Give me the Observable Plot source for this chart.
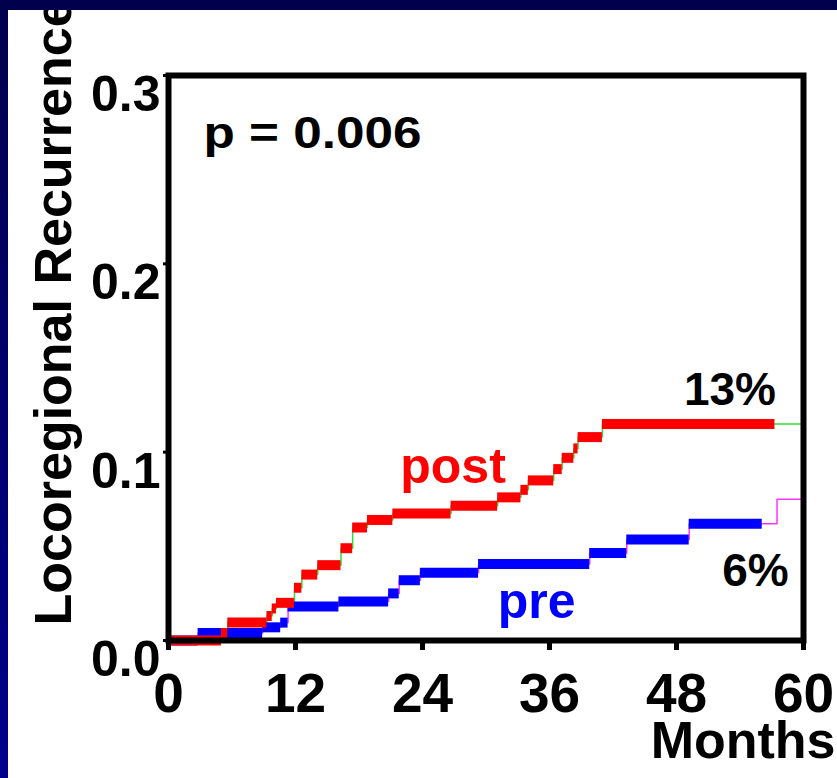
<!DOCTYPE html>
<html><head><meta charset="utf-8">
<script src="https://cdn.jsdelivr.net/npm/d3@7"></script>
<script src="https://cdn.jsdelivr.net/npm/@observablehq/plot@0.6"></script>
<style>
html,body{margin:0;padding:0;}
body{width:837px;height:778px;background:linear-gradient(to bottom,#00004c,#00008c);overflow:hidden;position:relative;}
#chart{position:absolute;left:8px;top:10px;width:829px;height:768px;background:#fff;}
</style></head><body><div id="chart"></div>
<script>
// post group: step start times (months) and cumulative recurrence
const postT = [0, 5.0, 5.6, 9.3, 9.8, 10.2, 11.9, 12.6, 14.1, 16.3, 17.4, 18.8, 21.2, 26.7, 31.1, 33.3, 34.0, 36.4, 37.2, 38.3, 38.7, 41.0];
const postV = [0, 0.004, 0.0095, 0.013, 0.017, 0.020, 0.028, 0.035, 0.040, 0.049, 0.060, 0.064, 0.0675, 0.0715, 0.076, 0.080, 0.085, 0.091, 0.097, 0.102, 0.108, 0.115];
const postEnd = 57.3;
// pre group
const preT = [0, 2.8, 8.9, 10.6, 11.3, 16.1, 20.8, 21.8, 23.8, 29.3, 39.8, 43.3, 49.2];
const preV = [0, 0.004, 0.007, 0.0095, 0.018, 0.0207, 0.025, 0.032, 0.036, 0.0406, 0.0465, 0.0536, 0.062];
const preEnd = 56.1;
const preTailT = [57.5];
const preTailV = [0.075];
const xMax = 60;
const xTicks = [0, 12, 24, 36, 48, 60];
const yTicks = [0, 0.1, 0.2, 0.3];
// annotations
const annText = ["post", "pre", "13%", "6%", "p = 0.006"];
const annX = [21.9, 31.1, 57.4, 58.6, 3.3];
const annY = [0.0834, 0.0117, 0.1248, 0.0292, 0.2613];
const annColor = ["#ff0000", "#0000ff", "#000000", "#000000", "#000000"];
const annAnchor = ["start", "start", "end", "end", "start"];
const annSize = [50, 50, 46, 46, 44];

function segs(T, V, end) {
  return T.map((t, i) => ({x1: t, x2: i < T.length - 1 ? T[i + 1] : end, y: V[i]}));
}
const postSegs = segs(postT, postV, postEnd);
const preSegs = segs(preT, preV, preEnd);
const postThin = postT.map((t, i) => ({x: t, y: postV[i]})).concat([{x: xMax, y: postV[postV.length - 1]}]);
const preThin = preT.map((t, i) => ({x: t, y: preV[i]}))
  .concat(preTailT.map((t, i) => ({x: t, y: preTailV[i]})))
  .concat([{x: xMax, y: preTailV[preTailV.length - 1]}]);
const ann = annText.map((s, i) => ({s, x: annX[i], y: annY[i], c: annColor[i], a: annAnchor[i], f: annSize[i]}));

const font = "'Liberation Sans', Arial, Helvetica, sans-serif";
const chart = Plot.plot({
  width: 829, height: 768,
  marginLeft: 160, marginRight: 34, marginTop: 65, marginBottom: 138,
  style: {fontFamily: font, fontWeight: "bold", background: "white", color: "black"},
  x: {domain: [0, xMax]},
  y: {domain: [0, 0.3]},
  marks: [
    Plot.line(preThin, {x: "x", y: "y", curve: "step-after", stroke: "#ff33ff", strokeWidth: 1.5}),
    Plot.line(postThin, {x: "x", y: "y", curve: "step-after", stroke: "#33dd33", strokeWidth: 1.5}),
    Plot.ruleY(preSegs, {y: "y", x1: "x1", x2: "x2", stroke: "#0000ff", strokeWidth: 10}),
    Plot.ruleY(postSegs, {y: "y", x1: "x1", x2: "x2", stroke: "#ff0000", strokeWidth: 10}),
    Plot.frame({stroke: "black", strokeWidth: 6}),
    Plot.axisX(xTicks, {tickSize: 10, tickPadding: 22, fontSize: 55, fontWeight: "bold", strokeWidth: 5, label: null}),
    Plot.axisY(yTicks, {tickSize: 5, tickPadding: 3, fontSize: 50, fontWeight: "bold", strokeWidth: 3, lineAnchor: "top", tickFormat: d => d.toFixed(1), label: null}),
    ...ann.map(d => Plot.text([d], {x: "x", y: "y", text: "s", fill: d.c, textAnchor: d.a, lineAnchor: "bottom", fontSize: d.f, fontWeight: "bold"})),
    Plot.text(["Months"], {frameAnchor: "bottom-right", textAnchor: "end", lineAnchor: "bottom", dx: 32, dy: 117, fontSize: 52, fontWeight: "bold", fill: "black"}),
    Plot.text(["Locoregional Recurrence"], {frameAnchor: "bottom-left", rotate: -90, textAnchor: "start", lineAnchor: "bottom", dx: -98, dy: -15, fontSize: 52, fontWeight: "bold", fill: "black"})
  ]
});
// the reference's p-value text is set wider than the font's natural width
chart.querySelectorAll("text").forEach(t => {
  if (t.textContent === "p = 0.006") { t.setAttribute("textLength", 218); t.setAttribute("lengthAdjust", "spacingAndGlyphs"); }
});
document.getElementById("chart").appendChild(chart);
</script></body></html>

==

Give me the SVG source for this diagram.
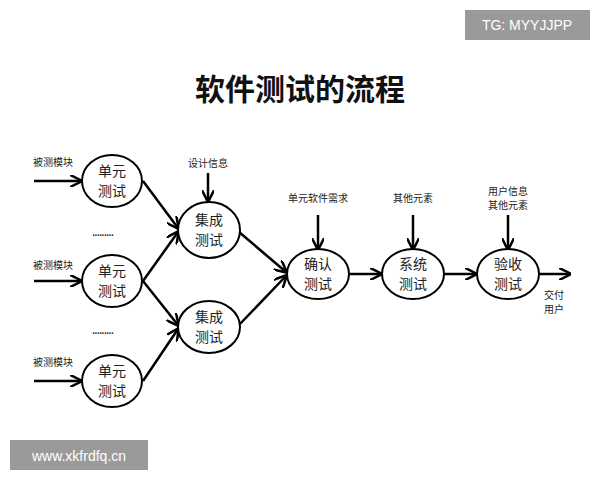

### TASK DIRECTIONS
Track down the lines that include the word "Give" and copy them.

### OUTPUT OF THE TASK
Give me the Observable Plot source for this chart.
Give me the SVG source for this diagram.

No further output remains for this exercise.